In summary, the hybrid regression model combines predictions from RandomForest, XGBoost, and LightGBM to improve the overall prediction accuracy. By averaging the predictions, we leverage the strengths of each model, resulting in a robust and reliable prediction system. Our hybrid model outperforms the referenced model, achieving lower RMSLE on both training and test datasets.

Stacked Generalization

Stacked generalization involves amalgamating the outcomes of individual estimators and employing a regressor to generate the ultimate prediction. This technique leverages the capabilities of each individual estimator by employing their outputs as inputs for a final estimator.

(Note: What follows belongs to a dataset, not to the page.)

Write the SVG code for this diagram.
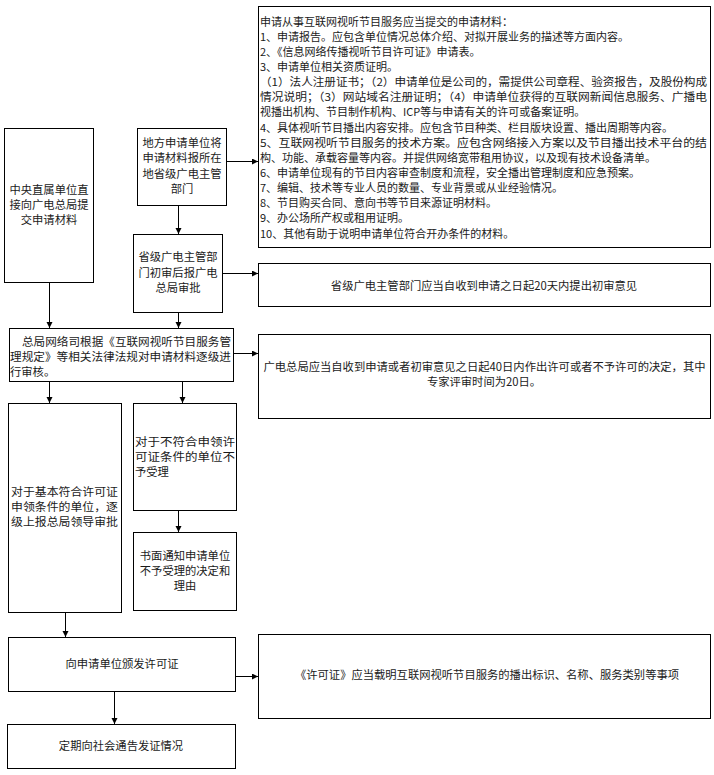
<svg xmlns="http://www.w3.org/2000/svg" width="714" height="775" viewBox="0 0 714 775">
<defs>
<style>
.box{fill:#fff;stroke:#000;stroke-width:1}
text{font-family:"Noto Sans CJK SC","Noto Sans",sans-serif;font-size:11.3px;fill:#1a1a1a}
.big text{font-size:11px}
.c{text-anchor:middle}
.conn path{fill:none;stroke:#000;stroke-width:1;marker-end:url(#ah)}
</style>
<marker id="ah" markerUnits="userSpaceOnUse" markerWidth="7" markerHeight="7" refX="6" refY="3" orient="auto">
<path d="M0,0 L6,3 L0,6 z" fill="#000"/>
</marker>
</defs>
<rect width="714" height="775" fill="#fff"/>

<g id="materials" class="big">
<rect class="box" x="258.5" y="6.5" width="452" height="241"/>
<text x="260" y="25.5">申请从事互联网视听节目服务应当提交的申请材料：</text>
<text x="260" y="40.6">1、申请报告。应包含单位情况总体介绍、对拟开展业务的描述等方面内容。</text>
<text x="260" y="55.8">2、《信息网络传播视听节目许可证》申请表。</text>
<text x="260" y="70.9">3、申请单位相关资质证明。</text>
<text x="260" y="86.1" textLength="447" lengthAdjust="spacingAndGlyphs">（1）法人注册证书；（2）申请单位是公司的，需提供公司章程、验资报告，及股份构成</text>
<text x="260" y="101.2" textLength="447" lengthAdjust="spacingAndGlyphs">情况说明；（3）网站域名注册证明；（4）申请单位获得的互联网新闻信息服务、广播电</text>
<text x="260" y="116.4">视播出机构、节目制作机构、ICP等与申请有关的许可或备案证明。</text>
<text x="260" y="131.5">4、具体视听节目播出内容安排。应包含节目种类、栏目版块设置、播出周期等内容。</text>
<text x="260" y="146.7" textLength="447" lengthAdjust="spacingAndGlyphs">5、互联网视听节目服务的技术方案。应包含网络接入方案以及节目播出技术平台的结</text>
<text x="260" y="161.8">构、功能、承载容量等内容。并提供网络宽带租用协议，以及现有技术设备清单。</text>
<text x="260" y="177.0">6、申请单位现有的节目内容审查制度和流程，安全播出管理制度和应急预案。</text>
<text x="260" y="192.1">7、编辑、技术等专业人员的数量、专业背景或从业经验情况。</text>
<text x="260" y="207.3">8、节目购买合同、意向书等节目来源证明材料。</text>
<text x="260" y="222.4">9、办公场所产权或租用证明。</text>
<text x="260" y="237.6">10、其他有助于说明申请单位符合开办条件的材料。</text>
</g>

<g id="central">
<rect class="box" x="4.5" y="128.5" width="89" height="154"/>
<text class="c" x="49" y="194">中央直属单位直</text>
<text class="c" x="49" y="209">接向广电总局提</text>
<text class="c" x="49" y="224">交申请材料</text>
</g>

<g id="local">
<rect class="box" x="137.5" y="128.5" width="89" height="77"/>
<text class="c" x="182" y="147">地方申请单位将</text>
<text class="c" x="182" y="162">申请材料报所在</text>
<text class="c" x="182" y="178">地省级广电主管</text>
<text class="c" x="182" y="193">部门</text>
</g>

<g id="provincial">
<rect class="box" x="133.5" y="234.5" width="89" height="78"/>
<text class="c" x="178" y="261">省级广电主管部</text>
<text class="c" x="178" y="277">门初审后报广电</text>
<text class="c" x="178" y="292">总局审批</text>
</g>

<g id="note20">
<rect class="box" x="258.5" y="263.5" width="452" height="43"/>
<text class="c" x="484" y="290">省级广电主管部门应当自收到申请之日起20天内提出初审意见</text>
</g>

<g id="review">
<rect class="box" x="9.5" y="328.5" width="224" height="53"/>
<text x="22" y="346" textLength="209" lengthAdjust="spacingAndGlyphs">总局网络司根据《互联网视听节目服务管</text>
<text x="10" y="361" textLength="221" lengthAdjust="spacingAndGlyphs">理规定》等相关法律法规对申请材料逐级进</text>
<text x="10" y="376">行审核。</text>
</g>

<g id="note40">
<rect class="box" x="258.5" y="334.5" width="452" height="84"/>
<text class="c" x="484.5" y="371" textLength="442" lengthAdjust="spacingAndGlyphs">广电总局应当自收到申请或者初审意见之日起40日内作出许可或者不予许可的决定，其中</text>
<text class="c" x="484" y="386">专家评审时间为20日。</text>
</g>

<g id="qualified">
<rect class="box" x="8.5" y="403.5" width="113" height="209"/>
<text x="11" y="496" textLength="107" lengthAdjust="spacingAndGlyphs">对于基本符合许可证</text>
<text x="11" y="511" textLength="107" lengthAdjust="spacingAndGlyphs">申领条件的单位，逐</text>
<text x="11" y="526" textLength="107" lengthAdjust="spacingAndGlyphs">级上报总局领导审批</text>
</g>

<g id="unqualified">
<rect class="box" x="133.5" y="403.5" width="103" height="107"/>
<text x="135" y="446" textLength="100" lengthAdjust="spacingAndGlyphs">对于不符合申领许</text>
<text x="135" y="461" textLength="100" lengthAdjust="spacingAndGlyphs">可证条件的单位不</text>
<text x="135" y="476">予受理</text>
</g>

<g id="notify">
<rect class="box" x="133.5" y="532.5" width="103" height="78"/>
<text class="c" x="185" y="560">书面通知申请单位</text>
<text class="c" x="185" y="575">不予受理的决定和</text>
<text class="c" x="185" y="590">理由</text>
</g>

<g id="issue">
<rect class="box" x="8.5" y="637.5" width="227" height="54"/>
<text class="c" x="122" y="668">向申请单位颁发许可证</text>
</g>

<g id="licnote">
<rect class="box" x="258.5" y="634.5" width="452" height="84"/>
<text class="c" x="487" y="679">《许可证》应当载明互联网视听节目服务的播出标识、名称、服务类别等事项</text>
</g>

<g id="publish">
<rect class="box" x="7.5" y="724.5" width="228" height="44"/>
<text class="c" x="121" y="750">定期向社会通告发证情况</text>
</g>

<g id="connectors" class="conn">
<path d="M227,161.5 H258"/>
<path d="M178.5,206 V234"/>
<path d="M223,273.5 H258"/>
<path d="M49.5,283 V328"/>
<path d="M178.5,313 V328"/>
<path d="M234,353.5 H258"/>
<path d="M49.5,382 V403"/>
<path d="M182.5,382 V403"/>
<path d="M178.5,511 V532"/>
<path d="M65.5,613 V637"/>
<path d="M236,676.5 H258"/>
<path d="M114.5,692 V724"/>
</g>
</svg>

The fundamental concept of this method revolves around utilizing the forecasts generated by preceding models as attributes for another model. Additionally, this strategy incorporates the k-fold cross-validation technique to mitigate the risk of overfitting.

This study employed a prevalent 2-level stacking architecture to predict housing prices. In the initial stacking level, Random Forest and LightGBM were utilized, while XGBoost constituted the second stacking level. Additionally, to accommodate the relatively large dataset, the stacking model was subjected to 5-fold cross-validation.

Our Stacked Generalization model achieved:

Train RMSLE: 0.294

Test RMSLE: 0.304

These results indicate that our model performs worse than the article’s model, both on the training and test data.

Conclusions

  • We got the expected results, and in the case of Hybrid Regression and LightGBM even better than the authors of the article

  • LightGBM and Hybrid Regression gave us better results than researchers’

  • For RF, XGBoost and Stacked Generalization we obtained worse results.

  • The training set exhibits lower error rates compared to the test set, suggesting a degree of overfitting.